P.D. Cette interprétation crée d'importantes contraintes pour les entreprises du digital. Un exemple flagrant est la mesure d'audiences. En France, les acteurs de la mesure d'audience aujourd'hui sont exemptés du consentement, mais demain, si ces lignes sont maintenues en l'état, ils devront demander le consentement pour exercer leur métier. On traite par conséquent désormais de nombreuses opérations techniques et la publicité contextuelle, qui n'impliquent pas le suivi des utilisateurs, de la même manière que les actions qui entraînent véritablement le suivi de l'utilisateur et pour lesquelles le consentement était déjà requis, comme le dépôt d'un tracker par un éditeur sur le terminal de l'utilisateur. Pour l'ensemble des opérations le consentement sera requis.

Concrètement quelles seront d'après vous les conséquences de cette absence de distinction ?

P.D. Une partie importante des activités de monétisation des médias sera impactée par cette interprétation, notamment la publicité contextuelle qui n'a pas recours à la personnalisation. Un autre point structurant est l'impossibilité pour l'éditeur de compter les impressions exposées à la publicité et par conséquent l'impossibilité pour lui de facturer ses clients. La conséquence directe sera le développement de paywalls, ce qui est évidemment une mauvaise nouvelle pour les utilisateurs qui pouvaient jusque-là accéder librement à ces contenus. Par ailleurs, quel sera l'intérêt pour un acteur de développer un outil moins intrusif et qui n'utilise pas de données personnelles s'il est soumis lui aussi au consentement comme s'il se basait sur un traceur ?

N.V. Rappelons par ailleurs que la détection de la fraude se base fortement sur le traitement à la volée des adresses IP pour identifier des comportements suspects, venant de robots. Ce sera donc impossible de le faire face à l'exigence d'obtention de consentement.

Ces guidelines sont-elles contraignantes ?

N.V. Techniquement non, mais elles sont censées représenter une vision commune des autorités de protection de données européennes et de ce fait elles seront considérées comme étant plus à jour que l'interprétation donnée par les différentes autorités nationales.
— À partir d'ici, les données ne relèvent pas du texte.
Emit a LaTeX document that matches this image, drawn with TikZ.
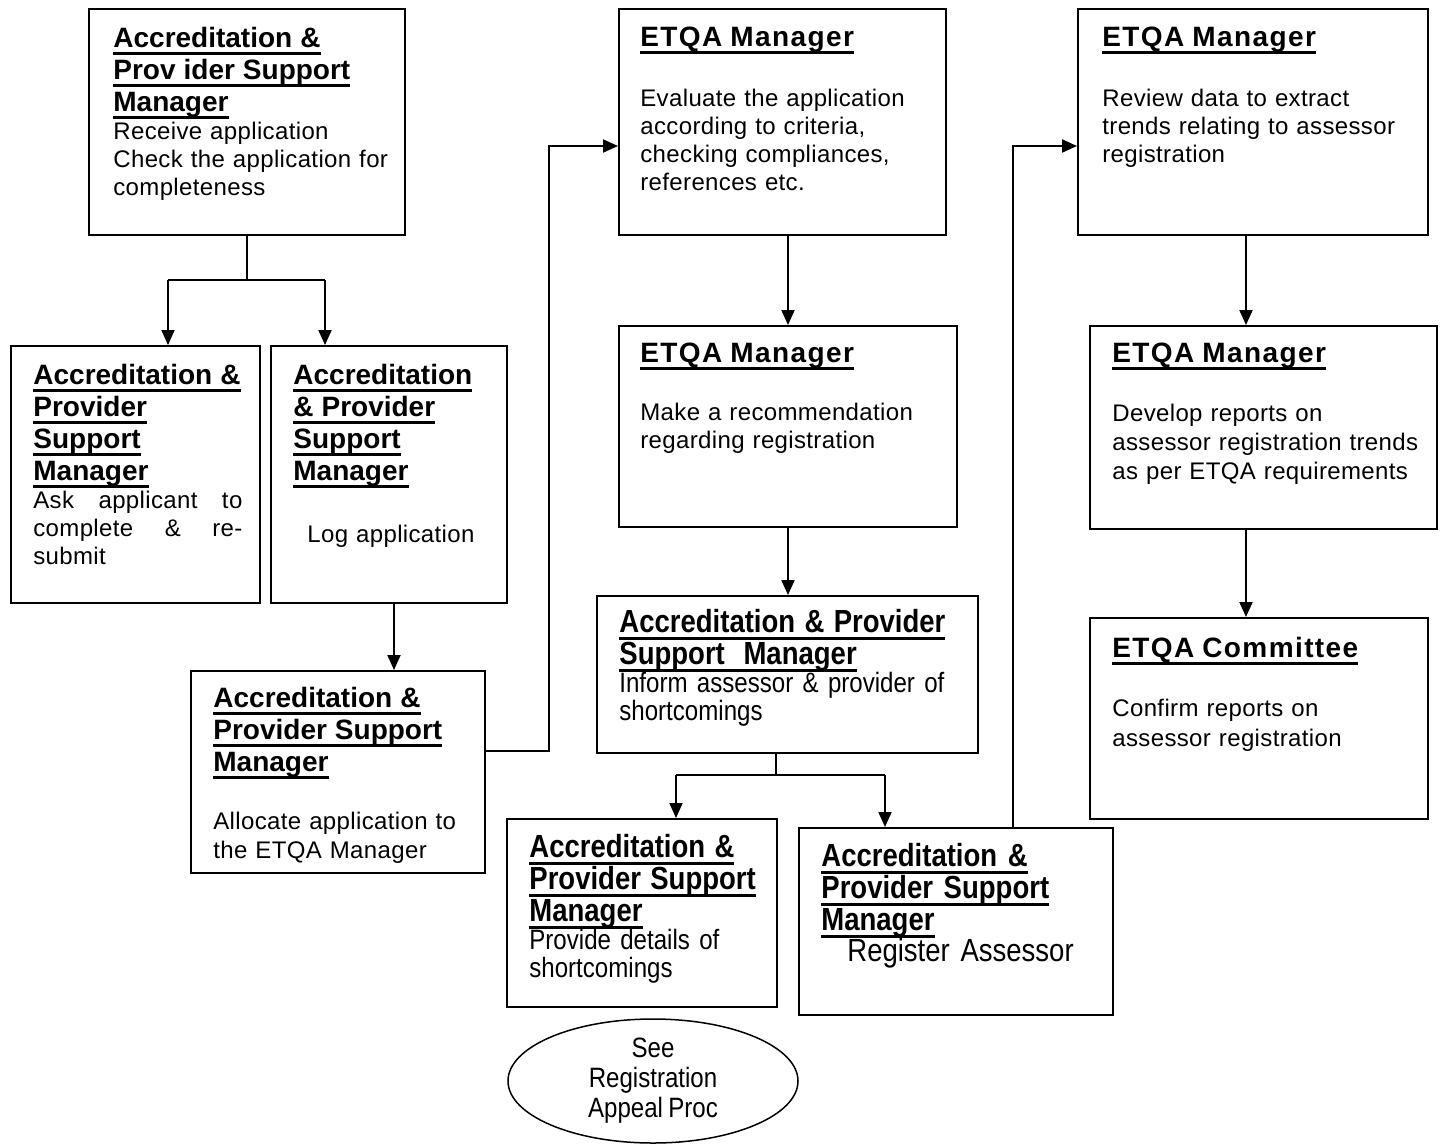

P.D. Un exemple fort est celui de la Cnil. Jusque-là l'autorité française ne considérait pas la récupération de l'adresse IP comme constituant "une action tendant à accéder" au terminal de l'utilisateur. La Cnil faisant partie du groupe de travail de rédaction de ces lignes directrices, sa position va potentiellement évoluer générant ainsi des répercussions dans sa manière d'instruire les procédures de contrôle et de sanction. Notons par ailleurs qu'en ce moment même nous participons à une consultation publique mise en place par la Cnil pour réfléchir à des exemptions pour certaines finalités utilisant des pixels de tracking des emails sur la base de ces lignes directrices. Cela devient très confus en pratique.

Qu'attendez-vous ou que proposez-vous au CEPD et quelles sont les prochaines étapes ?

N.V. Nous espérons que la nature de ce document changera afin de mieux refléter la diversité d'interprétations des Etats-membres et des autorités en charge de ces sujets, certaines n'ayant pas de droit de vote au sein du CEPD. Nous souhaitons qu'une interprétation plus restreinte soit donnée à la notion de "action tendant à accéder au terminal de l'utilisateur" afin qu'elle revienne à l'esprit de la directive ePrivacy qui est de protéger la vie privée des utilisateurs. Enfin, nous pensons que le CEPD doit mentionner explicitement les opérations qui peuvent être exemptées de consentement au niveau européen, ce qui n'est pas fait aujourd'hui. En France par exemple, la Cnil n'accepte pas d'exemption pour la gestion des inventaires publicitaires comme le capping (régulation de la fréquence de l'exposition publicitaire, ndlr.) alors que cela est possible en Espagne et en Finlande. Il nous faut désormais attendre quelques mois avant que le CEPD ne nous livre une version finale de ce texte pour savoir s'il intègrera les retours qui lui ont été faits.